SOURCE DATA
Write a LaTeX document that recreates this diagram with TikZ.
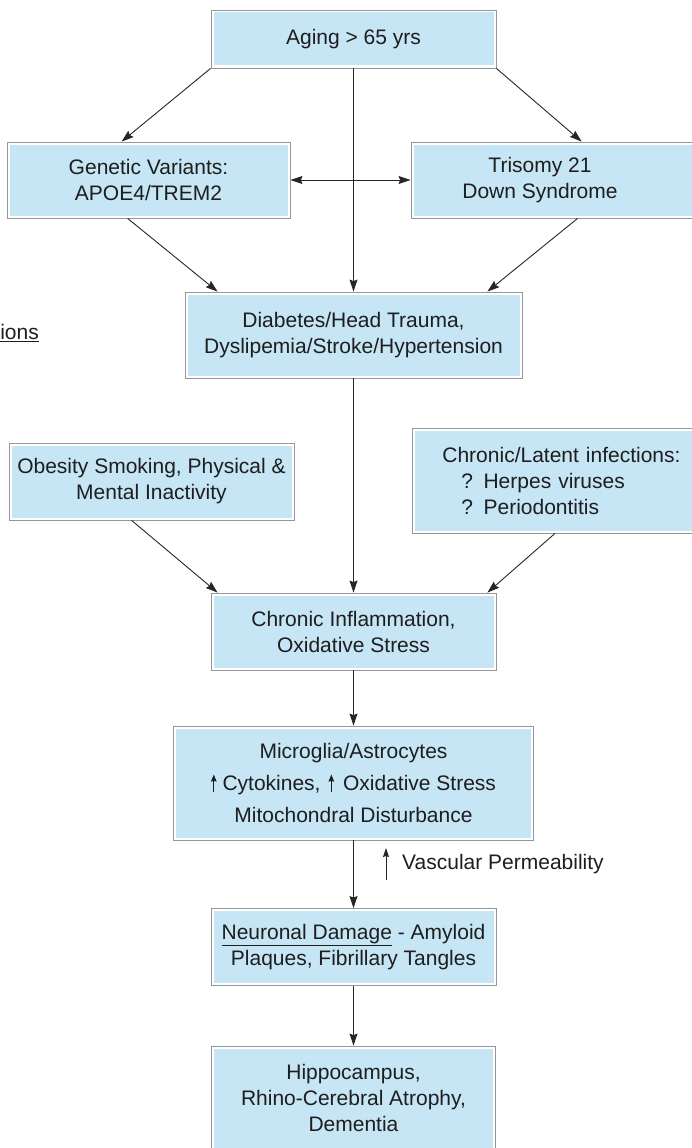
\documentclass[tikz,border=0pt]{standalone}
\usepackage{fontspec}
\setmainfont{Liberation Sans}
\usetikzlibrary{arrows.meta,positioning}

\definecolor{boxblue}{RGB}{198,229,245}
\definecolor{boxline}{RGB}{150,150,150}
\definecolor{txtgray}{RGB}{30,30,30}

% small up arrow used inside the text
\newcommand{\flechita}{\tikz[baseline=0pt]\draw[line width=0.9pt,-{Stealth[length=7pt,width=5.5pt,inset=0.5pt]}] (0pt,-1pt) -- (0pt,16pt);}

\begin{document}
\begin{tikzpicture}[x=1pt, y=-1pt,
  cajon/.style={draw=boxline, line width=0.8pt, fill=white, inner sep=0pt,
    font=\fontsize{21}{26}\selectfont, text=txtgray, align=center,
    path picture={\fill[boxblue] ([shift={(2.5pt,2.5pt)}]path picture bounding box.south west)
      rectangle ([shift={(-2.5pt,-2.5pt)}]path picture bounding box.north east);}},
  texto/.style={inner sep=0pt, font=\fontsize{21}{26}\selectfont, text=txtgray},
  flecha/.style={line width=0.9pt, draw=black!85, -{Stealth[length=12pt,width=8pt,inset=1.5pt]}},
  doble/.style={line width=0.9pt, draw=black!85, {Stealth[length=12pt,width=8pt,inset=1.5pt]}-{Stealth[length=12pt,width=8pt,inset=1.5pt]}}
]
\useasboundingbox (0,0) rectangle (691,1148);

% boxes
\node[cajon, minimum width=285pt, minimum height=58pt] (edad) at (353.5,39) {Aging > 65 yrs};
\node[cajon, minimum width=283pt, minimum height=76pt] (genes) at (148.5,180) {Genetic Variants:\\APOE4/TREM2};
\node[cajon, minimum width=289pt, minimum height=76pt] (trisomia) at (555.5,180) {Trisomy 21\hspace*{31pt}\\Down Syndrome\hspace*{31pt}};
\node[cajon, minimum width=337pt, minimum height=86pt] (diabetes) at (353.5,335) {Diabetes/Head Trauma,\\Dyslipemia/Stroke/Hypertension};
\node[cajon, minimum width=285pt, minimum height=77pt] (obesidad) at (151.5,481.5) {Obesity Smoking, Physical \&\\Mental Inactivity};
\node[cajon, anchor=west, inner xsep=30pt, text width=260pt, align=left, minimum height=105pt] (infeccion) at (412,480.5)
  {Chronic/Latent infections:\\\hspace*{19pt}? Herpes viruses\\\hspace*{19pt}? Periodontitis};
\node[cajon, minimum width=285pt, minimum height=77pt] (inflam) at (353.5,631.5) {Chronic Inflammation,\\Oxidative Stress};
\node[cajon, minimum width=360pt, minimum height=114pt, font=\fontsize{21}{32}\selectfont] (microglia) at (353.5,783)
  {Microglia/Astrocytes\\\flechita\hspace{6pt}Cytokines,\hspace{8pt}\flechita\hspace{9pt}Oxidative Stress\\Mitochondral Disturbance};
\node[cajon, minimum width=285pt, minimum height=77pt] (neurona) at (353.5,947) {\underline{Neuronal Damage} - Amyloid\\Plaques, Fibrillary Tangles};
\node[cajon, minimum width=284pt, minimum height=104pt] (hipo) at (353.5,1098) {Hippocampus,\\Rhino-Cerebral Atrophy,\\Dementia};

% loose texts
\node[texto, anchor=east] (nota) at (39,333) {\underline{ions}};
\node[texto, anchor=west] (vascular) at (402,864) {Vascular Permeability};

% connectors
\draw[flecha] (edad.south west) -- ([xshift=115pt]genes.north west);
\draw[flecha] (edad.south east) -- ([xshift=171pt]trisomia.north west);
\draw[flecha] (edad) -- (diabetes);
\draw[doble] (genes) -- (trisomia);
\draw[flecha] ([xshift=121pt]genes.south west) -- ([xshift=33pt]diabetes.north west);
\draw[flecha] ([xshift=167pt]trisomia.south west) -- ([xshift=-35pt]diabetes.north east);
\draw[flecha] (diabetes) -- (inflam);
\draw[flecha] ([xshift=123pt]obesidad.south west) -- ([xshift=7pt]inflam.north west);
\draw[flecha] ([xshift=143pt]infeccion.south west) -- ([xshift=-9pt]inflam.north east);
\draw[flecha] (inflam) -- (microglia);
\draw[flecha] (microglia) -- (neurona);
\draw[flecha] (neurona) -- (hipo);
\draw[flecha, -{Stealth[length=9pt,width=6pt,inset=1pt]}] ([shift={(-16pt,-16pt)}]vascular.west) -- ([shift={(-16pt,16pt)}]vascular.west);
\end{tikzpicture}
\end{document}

DIRECTIONS FOR THIS TASK
Every line above should be returned exactly; the pictures stay out.

SOLUTION TO THIS PROBLEM
Write a LaTeX document that recreates this diagram with TikZ.
\documentclass[tikz,border=0pt]{standalone}
\usepackage{fontspec}
\setmainfont{Liberation Sans}
\usetikzlibrary{arrows.meta,positioning}

\definecolor{boxblue}{RGB}{198,229,245}
\definecolor{boxline}{RGB}{150,150,150}
\definecolor{txtgray}{RGB}{30,30,30}

% small up arrow used inside the text
\newcommand{\flechita}{\tikz[baseline=0pt]\draw[line width=0.9pt,-{Stealth[length=7pt,width=5.5pt,inset=0.5pt]}] (0pt,-1pt) -- (0pt,16pt);}

\begin{document}
\begin{tikzpicture}[x=1pt, y=-1pt,
  cajon/.style={draw=boxline, line width=0.8pt, fill=white, inner sep=0pt,
    font=\fontsize{21}{26}\selectfont, text=txtgray, align=center,
    path picture={\fill[boxblue] ([shift={(2.5pt,2.5pt)}]path picture bounding box.south west)
      rectangle ([shift={(-2.5pt,-2.5pt)}]path picture bounding box.north east);}},
  texto/.style={inner sep=0pt, font=\fontsize{21}{26}\selectfont, text=txtgray},
  flecha/.style={line width=0.9pt, draw=black!85, -{Stealth[length=12pt,width=8pt,inset=1.5pt]}},
  doble/.style={line width=0.9pt, draw=black!85, {Stealth[length=12pt,width=8pt,inset=1.5pt]}-{Stealth[length=12pt,width=8pt,inset=1.5pt]}}
]
\useasboundingbox (0,0) rectangle (691,1148);

% boxes
\node[cajon, minimum width=285pt, minimum height=58pt] (edad) at (353.5,39) {Aging > 65 yrs};
\node[cajon, minimum width=283pt, minimum height=76pt] (genes) at (148.5,180) {Genetic Variants:\\APOE4/TREM2};
\node[cajon, minimum width=289pt, minimum height=76pt] (trisomia) at (555.5,180) {Trisomy 21\hspace*{31pt}\\Down Syndrome\hspace*{31pt}};
\node[cajon, minimum width=337pt, minimum height=86pt] (diabetes) at (353.5,335) {Diabetes/Head Trauma,\\Dyslipemia/Stroke/Hypertension};
\node[cajon, minimum width=285pt, minimum height=77pt] (obesidad) at (151.5,481.5) {Obesity Smoking, Physical \&\\Mental Inactivity};
\node[cajon, anchor=west, inner xsep=30pt, text width=260pt, align=left, minimum height=105pt] (infeccion) at (412,480.5)
  {Chronic/Latent infections:\\\hspace*{19pt}? Herpes viruses\\\hspace*{19pt}? Periodontitis};
\node[cajon, minimum width=285pt, minimum height=77pt] (inflam) at (353.5,631.5) {Chronic Inflammation,\\Oxidative Stress};
\node[cajon, minimum width=360pt, minimum height=114pt, font=\fontsize{21}{32}\selectfont] (microglia) at (353.5,783)
  {Microglia/Astrocytes\\\flechita\hspace{6pt}Cytokines,\hspace{8pt}\flechita\hspace{9pt}Oxidative Stress\\Mitochondral Disturbance};
\node[cajon, minimum width=285pt, minimum height=77pt] (neurona) at (353.5,947) {\underline{Neuronal Damage} - Amyloid\\Plaques, Fibrillary Tangles};
\node[cajon, minimum width=284pt, minimum height=104pt] (hipo) at (353.5,1098) {Hippocampus,\\Rhino-Cerebral Atrophy,\\Dementia};

% loose texts
\node[texto, anchor=east] (nota) at (39,333) {\underline{ions}};
\node[texto, anchor=west] (vascular) at (402,864) {Vascular Permeability};

% connectors
\draw[flecha] (edad.south west) -- ([xshift=115pt]genes.north west);
\draw[flecha] (edad.south east) -- ([xshift=171pt]trisomia.north west);
\draw[flecha] (edad) -- (diabetes);
\draw[doble] (genes) -- (trisomia);
\draw[flecha] ([xshift=121pt]genes.south west) -- ([xshift=33pt]diabetes.north west);
\draw[flecha] ([xshift=167pt]trisomia.south west) -- ([xshift=-35pt]diabetes.north east);
\draw[flecha] (diabetes) -- (inflam);
\draw[flecha] ([xshift=123pt]obesidad.south west) -- ([xshift=7pt]inflam.north west);
\draw[flecha] ([xshift=143pt]infeccion.south west) -- ([xshift=-9pt]inflam.north east);
\draw[flecha] (inflam) -- (microglia);
\draw[flecha] (microglia) -- (neurona);
\draw[flecha] (neurona) -- (hipo);
\draw[flecha, -{Stealth[length=9pt,width=6pt,inset=1pt]}] ([shift={(-16pt,-16pt)}]vascular.west) -- ([shift={(-16pt,16pt)}]vascular.west);
\end{tikzpicture}
\end{document}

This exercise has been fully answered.